Hunger Games 102
April 29, 2014
Thirty two go in. Only one comes out. And I plan to be that one.
As I take the fateful plunge into finals week for my second college class, English 102: Rhetorical Argumentative Writing, it dawns on me that I’ve seen this play out before. I know the routine: a bunch of kids are thrown into a battle together, each week a few cannons go off, and before you know it, you’re staring into the gritty, exhausted, MLA-formatted-out face of the other final competitor. The similarities sang so close. I knew what this was. My online English class had turned into the Hunger Games.
I was the runt from the start. As if I had strutted in from the hellacious gates of District 12, I couldn’t seem to get much right. I felt as if everything I did was wrong, and boy was I detestable about it. I decided to just stir up more trouble and aggravate the wounds I had opened with the professor, because I was thinking along the lines of YOLO. I figured I wouldn’t make it out alive anyway, might as well go out with a bang.

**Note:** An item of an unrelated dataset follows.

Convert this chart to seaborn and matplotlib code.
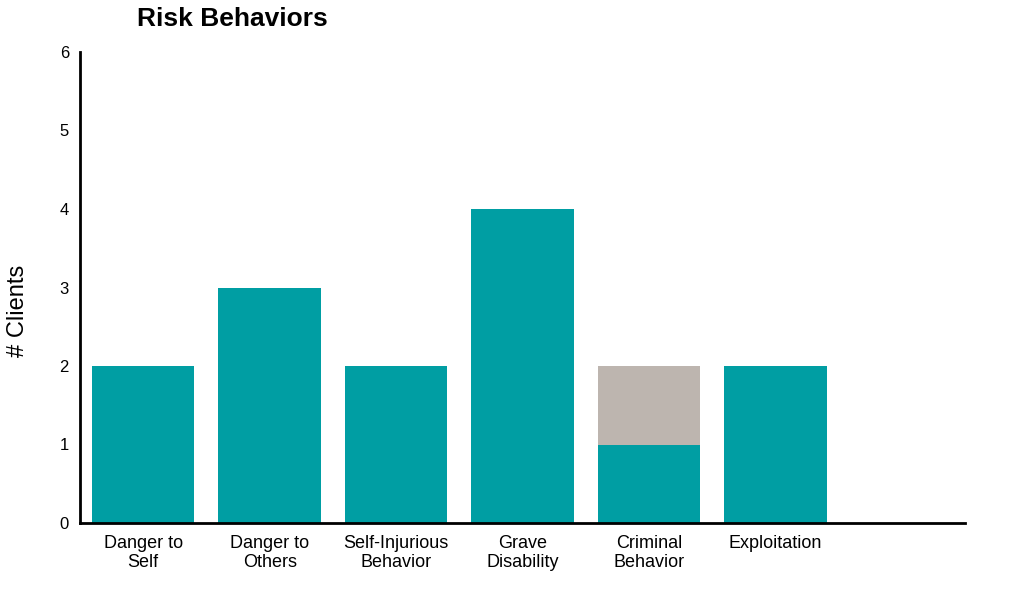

But to my astonishment, and probably the professor’s as well, I found a talent in my argumentativeness. Now this isn’t the heated debate-type argument, but rather the defining of a claim and criterion to back up your reasoning for an opinion – basically how to make yourself look right. Maybe through all of the back-and-forth clamor with the teacher over instant messaging, with perhaps little credit due to the coursework, I caught on to this whole arguing thing. I mean I have always been an ardent arguer, a logomaniac in many ways; I can twist my assertions into an exotic vine that can choke the positions out of anyone who tries to outfox me. But gosh, I never knew I could get college credit for it! There were points when it got out of hand, I would speak out of turn and cause a disruption in the relationship I was trying so hard to get right with the professor. I was blinded by passion and the need to be impressive. I was control-hungry and I always had to be right, but my argumentation skills needed more work before I could make my success the turning point in the game.
Then there were other times, as I got more comfortable with the class that I became the sponsor favorite. I was like a career during this stage. Not a homework assignment got anything under 100%. Not a teacher comment excluded the phrase “This is very thorough work. Good job!” I was beginning to understand the balance of getting the work done, appealing to the teacher, and conducting myself with grace and a polite willingness to overcome my challenges. Before, I felt that some of the fires I set ablaze with the teacher forced her to harbour some sort of animosity toward me, but I soon came to understand that by doing outstanding work, it would be impossible for her to hate me. I discovered the secret to success. It was all about making them love you.
I also recognized that I had to stop making excuses for myself. No one in the real world cares that I attend two completely polar opposite schools, am only 17, and am struggling with the entire balancing act. No one cares. I had to learn that the hard way. No matter the extent or drama of my plea, my teacher would not budge. So I simply had to stop. There was no more room in my life for the stress of not getting what I wanted. So began my period of merciless work ethic. I’ve been so motivated since then, and now, when the final day is within sight, I am pushing harder than ever. I’m so close I can taste it and this is the most important class of my life to date. I refuse to mess this up.
Once I got over the whole megalomaniac thing, I was able to harvest my true potential. I was so caught up in being right and getting what I wanted that I neglected to recognize that I could learn things in this class, not only about argumentative writing, but about myself. Despite the obvious mountains I had to scale, the class was truly an experience I am glad I didn’t pass up. This class forced me into situations that high school hasn’t up until this point. No matter how much I begged my mother to let me drop out, I am glad I didn’t. I couldn’t back out of this; it would be giving up.
So I guess the moral of the story is, taking chances with your education can be worth it. I let hesitation, enmity, and negative assumptions bog me down for the bulk of the class. I clipped my own wings. Investing your time in a difficult course tests you morally and intellectually, and I think that’s the only way to grow as a person and a student. By stretching yourself in the classroom, or online for that matter, lets you test the waters and get out of the comfortable bubble you have built for yourself heretofore. Not only that, but I believe that taking college courses demonstrates the enterprise you have in education and makes you more attractive as an asset to a company or school. Not everyone can handle the pressures of college, especially while juggling a full-time high school schedule, probably a job, and some sort of social life. Taking college courses will advance you as a person and force you to demonstrate aspects of your character that you never knew you had in store. Personally, I learned the hard way that my fierce desire to learn everything as quickly and thoroughly as possible could sometimes come off as aggressive and abrasive, which didn’t go over well with the teacher. I was able to apply the corrections I was making in the world of online college in my real world, and my time there served as a test drive more or less so I can avoid the naive mistakes I made when I embark on my real college experience.
Once I put my head down, I could drown out all the imperfections and dissatisfactions surrounding my classmates. As I raise my head from the sand, I look around to an empty arena. I never even heard the cannons firing. But now I appear to be the sole victor. I have won the Hunger Games. I have made it through English 102 online.